The fourth most common mineral in the Earth’s crust (by weight) is Iron. Hence, aggregates can contain soluble iron minerals that when exposed to moisture and air will oxidise and release a staining rust-like leachate. This condition is more commonly referred to as “iron stone”. This is a naturally occurring phenomenon and is outside the control of Vic Mix. Should it occur, this condition can be treated and instructions are available detailing how to rectify the problem and remove any stains. Click here for further information.
Conveyance via a Concrete Pump
Decorative Concrete’s with surface finishes where the stone is exposed (such as: Exposed Aggregate, Polished and Honed) generally contain aggregate which has been sought for its visual appearance in addition to its mechanical properties. In the case of Decorative Concrete, the visual appearance of the finished mixture can override the need to produce a recipe that it is easily conveyed via Concrete Pump. This leads to concrete mixtures that can prove more difficult to handle and convey via pump. Please also consider that other factors (such as: Pump Type, Condition, Size and Pump Line Type, Condition, diameter, length and number of bends), have the greatest significance on the successful conveyance of the concrete. For these reasons, Vic Mix cannot guarantee conveyance of Decorative Concrete via a Concrete Pump.

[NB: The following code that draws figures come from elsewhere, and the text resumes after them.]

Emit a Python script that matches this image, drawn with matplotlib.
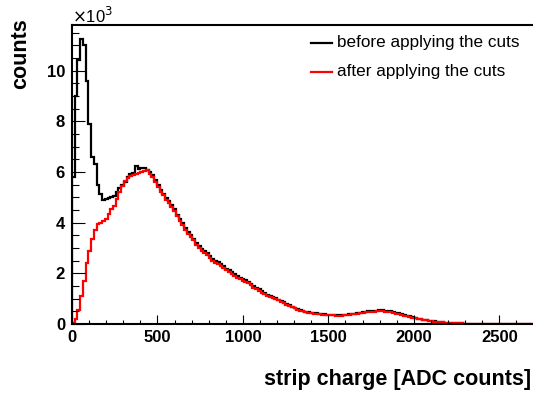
import matplotlib
matplotlib.use("Agg")
import matplotlib.pyplot as plt
import numpy as np
from matplotlib.ticker import MultipleLocator, FuncFormatter

plt.rcParams['font.family'] = ['Liberation Sans', 'DejaVu Sans']

bin_width = 16
# counts per 16-ADC bin (in units of 10^3)
before_k = [5.8, 9.0, 10.4, 11.25, 11.0, 9.6, 7.9, 6.6, 6.3, 5.5,
            5.15, 4.9, 4.95, 4.97, 5.0, 5.05, 5.2, 5.35, 5.5, 5.62,
            5.8, 5.92, 5.96, 6.25, 6.1, 6.15, 6.15, 6.08, 6.0, 5.88,
            5.7, 5.5, 5.3, 5.15, 4.97, 4.85, 4.68, 4.52, 4.32, 4.15,
            3.99, 3.8, 3.62, 3.5, 3.37, 3.2, 3.06, 2.97, 2.88, 2.8,
            2.7, 2.58, 2.5, 2.44, 2.36, 2.27, 2.19, 2.13, 2.05, 1.97,
            1.9, 1.83, 1.77, 1.72, 1.66, 1.58, 1.5, 1.43, 1.37, 1.29,
            1.23, 1.16, 1.1, 1.05, 1.01, 0.96, 0.91, 0.85, 0.79, 0.75,
            0.69, 0.65, 0.6, 0.56, 0.52, 0.49, 0.47, 0.45, 0.43, 0.42,
            0.4, 0.39, 0.38, 0.37, 0.36, 0.36, 0.35, 0.35, 0.35, 0.36,
            0.37, 0.38, 0.4, 0.41, 0.43, 0.45, 0.47, 0.48, 0.5, 0.51,
            0.52, 0.53, 0.54, 0.54, 0.53, 0.52, 0.5, 0.48, 0.45, 0.42,
            0.39, 0.36, 0.33, 0.3, 0.27, 0.24, 0.21, 0.19, 0.17, 0.15,
            0.13, 0.11, 0.1, 0.085, 0.075, 0.065, 0.055, 0.045, 0.038, 0.032,
            0.027, 0.022, 0.021, 0.019, 0.016, 0.015, 0.014, 0.013, 0.012, 0.012,
            0.011, 0.010, 0.010, 0.009, 0.009, 0.008, 0.008, 0.008, 0.007, 0.007,
            0.007, 0.006, 0.006, 0.006, 0.006, 0.005, 0.005, 0.005, 0.005]

after_k = [0.05, 0.2, 0.55, 1.1, 1.7, 2.4, 2.9, 3.35, 3.7, 3.95,
           4.0, 4.05, 4.15, 4.35, 4.55, 4.65, 4.95, 5.2, 5.45, 5.65,
           5.78, 5.85, 5.87, 5.9, 5.95, 5.98, 6.04, 6.06, 5.92, 5.8,
           5.62, 5.42, 5.22, 5.08, 4.9, 4.78, 4.6, 4.45, 4.25, 4.08,
           3.92, 3.72, 3.55, 3.42, 3.3, 3.12, 2.98, 2.9, 2.8, 2.72,
           2.62, 2.5, 2.42, 2.36, 2.28, 2.2, 2.12, 2.06, 1.98, 1.9,
           1.83, 1.76, 1.7, 1.66, 1.6, 1.52, 1.44, 1.38, 1.32, 1.24,
           1.18, 1.12, 1.06, 1.01, 0.97, 0.93, 0.88, 0.82, 0.76, 0.72,
           0.66, 0.62, 0.57, 0.53, 0.5, 0.47, 0.45, 0.43, 0.41, 0.4,
           0.38, 0.37, 0.36, 0.35, 0.34, 0.34, 0.33, 0.33, 0.33, 0.34,
           0.35, 0.36, 0.38, 0.39, 0.41, 0.43, 0.45, 0.46, 0.47, 0.48,
           0.49, 0.5, 0.5, 0.5, 0.49, 0.48, 0.46, 0.44, 0.41, 0.38,
           0.35, 0.33, 0.3, 0.28, 0.25, 0.22, 0.2, 0.18, 0.16, 0.14,
           0.12, 0.1, 0.09, 0.08, 0.07, 0.06, 0.05, 0.04, 0.035, 0.03,
           0.025, 0.02, 0.02, 0.018, 0.016, 0.015, 0.014, 0.013, 0.012, 0.012,
           0.011, 0.010, 0.010, 0.009, 0.009, 0.008, 0.008, 0.008, 0.007, 0.007,
           0.007, 0.006, 0.006, 0.006, 0.006, 0.005, 0.005, 0.005, 0.005]

x_ticks = [0, 500, 1000, 1500, 2000, 2500]
y_ticks_k = [0, 2, 4, 6, 8, 10]
labels = ["before applying the cuts", "after applying the cuts"]
colors = ["black", "#ff0000"]

before = np.array(before_k) * 1000
after = np.array(after_k) * 1000
edges = np.arange(len(before) + 1) * bin_width

fig = plt.figure(figsize=(5.33, 3.94), dpi=100)
W, H = 533, 394
ax = fig.add_axes([72 / W, 1 - 324 / H, (533.5 - 72) / W, (324 - 25) / H])

ax.stairs(before, edges, color=colors[0], lw=1.6, baseline=0)
ax.stairs(after, edges, color=colors[1], lw=1.6, baseline=0)

ax.set_xlim(0, 2700)
ax.set_ylim(0, 11800)

ax.xaxis.set_major_locator(MultipleLocator(500))
ax.xaxis.set_minor_locator(MultipleLocator(100))
ax.yaxis.set_major_locator(MultipleLocator(2000))
ax.yaxis.set_minor_locator(MultipleLocator(500))
ax.yaxis.set_major_formatter(FuncFormatter(lambda v, p: f"{v/1000:.0f}"))

ax.tick_params(axis='x', which='major', direction='in', length=6.5, width=0.8,
               pad=4, labelsize=12)
ax.tick_params(axis='x', which='minor', direction='in', length=3.2, width=0.8)
ax.tick_params(axis='y', which='major', direction='in', length=9.5, width=0.8,
               pad=5, labelsize=12)
ax.tick_params(axis='y', which='minor', direction='in', length=4.7, width=0.8)
for lab in ax.get_xticklabels() + ax.get_yticklabels():
    lab.set_fontweight('bold')

for s in ['left', 'bottom', 'top']:
    ax.spines[s].set_linewidth(1.5)
ax.spines['right'].set_visible(False)

fig.text(72 / W, 1 - 23 / H, r"$\times$10$^{3}$", fontsize=12, ha='left', va='baseline')

fig.text(21 / W, 1 - 18 / H, "counts", fontsize=15.5, fontweight='bold',
         rotation=90, ha='center', va='top')
fig.text(531 / W, 1 - 380 / H, "strip charge [ADC counts]", fontsize=15.5,
         fontweight='bold', ha='right', va='center')

# legend
ly = [(324 - 43) / 299, (324 - 71.5) / 299]
for yy, c, t in zip(ly, colors, labels):
    ax.plot([0.518, 0.563], [yy, yy], transform=ax.transAxes, color=c, lw=1.6,
            clip_on=False)
    ax.text(0.575, yy, t, transform=ax.transAxes, fontsize=12.3, ha='left',
            va='center')

fig.savefig("out.png", dpi=100)
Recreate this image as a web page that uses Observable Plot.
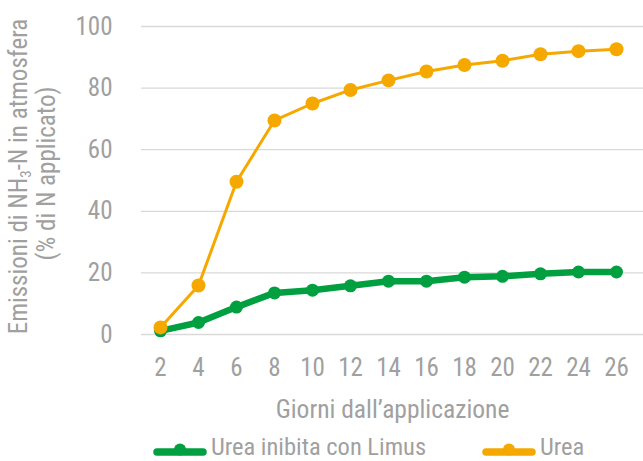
<!DOCTYPE html>
<html>
<head>
<meta charset="utf-8">
<script src="https://cdn.jsdelivr.net/npm/d3@7"></script>
<script src="https://cdn.jsdelivr.net/npm/@observablehq/plot@0.6"></script>
<style>
  html, body { margin: 0; padding: 0; background: #fff; }
  #wrap { position: relative; width: 643px; height: 461px; overflow: hidden;
          font-family: "Liberation Sans Narrow", "Roboto Condensed", "DejaVu Sans Condensed", sans-serif; }
  #legend { position: absolute; left: 0; top: 420px; }
</style>
</head>
<body>
<div id="wrap"></div>
<script>
const days = [2, 4, 6, 8, 10, 12, 14, 16, 18, 20, 22, 24, 26];
const ureaValues = [2.3, 15.9, 49.6, 69.5, 75.0, 79.4, 82.5, 85.4, 87.5, 88.9, 91.0, 92.0, 92.6];
const limusValues = [1.2, 3.9, 8.9, 13.5, 14.4, 15.8, 17.3, 17.3, 18.6, 18.9, 19.7, 20.3, 20.3];
const yTicks = [0, 20, 40, 60, 80, 100];
const seriesNames = ["Urea inibita con Limus", "Urea"];
const seriesColors = ["#00A040", "#F5A800"];
const xTitle = "Giorni dall\u2019applicazione";
const yTitle1 = "Emissioni di NH3-N in atmosfera";
const yTitle2 = "(% di N applicato)";

const urea = days.map((d, i) => ({day: d, value: ureaValues[i]}));
const limus = days.map((d, i) => ({day: d, value: limusValues[i]}));

const FONT = '"Liberation Sans Narrow", "Roboto Condensed", "DejaVu Sans Condensed", sans-serif';
const GRAY = "#a0a0a0";

const chart = Plot.plot({
  width: 643,
  height: 420,
  marginLeft: 141,
  marginRight: 0,
  marginTop: 26,
  marginBottom: 86,
  style: {fontFamily: FONT, color: GRAY, background: "#fff", overflow: "visible"},
  x: {type: "point", domain: days, range: [157, 618], padding: 0},
  y: {domain: [0, 100]},
  marks: [
    Plot.ruleY(yTicks, {stroke: "#d9d9d9", strokeWidth: 1.3}),
    Plot.axisY({ticks: yTicks, tickSize: 0, tickPadding: 29, fontSize: 25, label: null, fill: GRAY}),
    Plot.axisX({tickSize: 0, tickPadding: 24, fontSize: 25, label: null, fill: GRAY}),
    Plot.text([xTitle], {frameAnchor: "bottom", dy: 75, lineAnchor: "middle", fontSize: 25.5, fill: GRAY}),
    Plot.text([yTitle1], {frameAnchor: "left", rotate: -90, dx: -122.5, dy: -4, lineAnchor: "middle", textAnchor: "middle", fontSize: 25, fill: GRAY}),
    Plot.text([yTitle2], {frameAnchor: "left", rotate: -90, dx: -95, dy: -7, lineAnchor: "middle", textAnchor: "middle", fontSize: 25, fill: GRAY}),
    Plot.line(limus, {x: "day", y: "value", stroke: seriesColors[0], strokeWidth: 6.5}),
    Plot.dot(limus, {x: "day", y: "value", r: 6.5, fill: seriesColors[0]}),
    Plot.line(urea, {x: "day", y: "value", stroke: seriesColors[1], strokeWidth: 3}),
    Plot.dot(urea, {x: "day", y: "value", r: 7, fill: seriesColors[1]})
  ]
});

// subscript the "3" in NH3
d3.select(chart).selectAll("text").each(function() {
  const t = d3.select(this);
  if (t.text() === yTitle1) {
    t.text(null);
    t.append("tspan").text("Emissioni di NH");
    t.append("tspan").attr("baseline-shift", "-25%").attr("font-size", "0.6em").text("3");
    t.append("tspan").text("-N in atmosfera");
  }
});

const wrap = document.getElementById("wrap");
wrap.appendChild(chart);

// legend below the chart (its own svg, top at 420)
const legend = d3.create("svg").attr("id", "legend").attr("width", 643).attr("height", 41)
  .style("font-family", FONT);
const items = [
  {x0: 153, x1: 207, tx: 211, name: seriesNames[0], color: seriesColors[0]},
  {x0: 482, x1: 536, tx: 540, name: seriesNames[1], color: seriesColors[1]}
];
for (const it of items) {
  legend.append("line").attr("x1", it.x0 + 4).attr("x2", it.x1 - 4).attr("y1", 32).attr("y2", 32)
    .attr("stroke", it.color).attr("stroke-width", 7.5).attr("stroke-linecap", "round");
  legend.append("circle").attr("cx", (it.x0 + it.x1) / 2).attr("cy", 29.5).attr("r", 6).attr("fill", it.color);
  legend.append("text").attr("x", it.tx).attr("y", 34.5).attr("font-size", 24.5).attr("fill", GRAY).text(it.name);
}
wrap.appendChild(legend.node());
</script>
</body>
</html>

Any concerns should be discussed with us prior to supply.
Weather & Workmanship
In our experience, most issues relating to consistency of appearance in the finished concrete relate to factors experienced on site as a result of weather and workmanship.
The Concrete Placer (Concreter) is responsible for all aspects of the product once it is on site and this ultimately includes the weather – it is just another variable that must be managed.
Be aware that environmental conditions can affect the colour and finish of concrete. Concrete placed in shaded areas can appear different to concrete placed in direct sunlight. Concrete placed in cold conditions can appear different to concrete placed in warm conditions. The same is true of placing concrete on wet and dry days.
Other factors can impact on the final appearance and serviceability of your concrete including natural variation, placement methods, contamination, sub-grade conditions, consistency of surface finishing, excessive addition of water, segregation during handling, installation of jointing systems, type, timing and dosage of surface retardants or release agents, quality & dosage of topically seeded materials/powders, and sealing liquids/compounds.
For these reasons, it is imperative that suitably experienced and professional contractors are engaged to carry out decorative work. Always ask a Concreter for addresses where you can view completed samples of their work prior to engaging them. Their contribution to the build is the most significant in terms of assuring success. For most domestic pavement structures, they perform the role of: Adviser, Designer, and Builder.
Like the Builder of a House, the Concreter is ultimately responsible for the safe and diligent construction of the finished concrete structure so that it has an acceptable appearance and is fit for its intended purpose.
Vic Mix will not be responsible for poor onsite practices, poor placement techniques, or weather conditions affecting the performance of the concrete once it has been delivered to site.
Be aware that cracking (although undesirable) may occur in concrete products and this in turn can affect the appearance of the finished structure. There are many factors which may cause cracking, but this can be minimised by strictly adhering to the following guidelines. If you pour concrete on hot, humid or windy days, the concrete may be subject to plastic shrinkage cracking, which occurs when the concrete is still plastic or wet. Protecting the concrete surface from drying out will assist in preventing this type of cracking and it is recommended that aliphatic alcohol be applied to the concrete surface after initial ‘screeding’ or ‘floating’. The aliphatic alcohol applies a thin film surface membrane to your concrete and will slow the evaporation rate and keep moisture within the concrete at optimal levels. It should be reapplied each and every time the concrete is “worked” and in accordance with the manufacturer’s data sheet. If it’s windy, erect wind barriers around the project.
If possible, it is better to simply avoid pouring concrete on days of high evaporation. However, if it is critical to pour concrete on such days, it is essential to ensure that you take steps to prevent rapid drying of the concrete surface. Adding excess water to the mix should be strictly avoided, as this practice will alter the colour, finish and strength of your concrete and increase the likelihood of cracking.
Cracking due to natural shrinkage is an inherent property of concrete and is predominantly outside the control of Vic Mix.
On-Line Images, Printed Brochures and other documents
Photographs, images, colour cards or displayed product samples (electronic, or otherwise) provide only an initial suggestion of the colour, texture and general appearance of a product. They are only indicative and illustrative of the type of finish to be achieved and no guarantee of the colours or textures is given that the finished product will conform to these samples. Whilst reasonable care has been taken in the preparation of this media, reproductive processes will alter the actual appearance of the products to varying degrees.
In relation to electronic media, settings on your computer monitor, screen or device can significantly affect the appearance of products. Contrast, Brightness, Colour Correction, Colour intensity or Temperature are adjustable options on most, larger screens that may require fine tuning to achieve a better representation of the real product.
For a closer representation of the concrete samples displayed, please call into one of our display centres.
Protecting Public Infrastructure and the Environment
In conjunction with Exposed Aggregate Finishes, pressurised water is commonly used to wash off the top surface paste from the concrete. The surface paste contains cement and other particulate matter. Proper steps to capture this product must be put in place by the Concrete Placer. Never allow wash water to enter any drainage system or waterway and dispose of collected waste responsibly.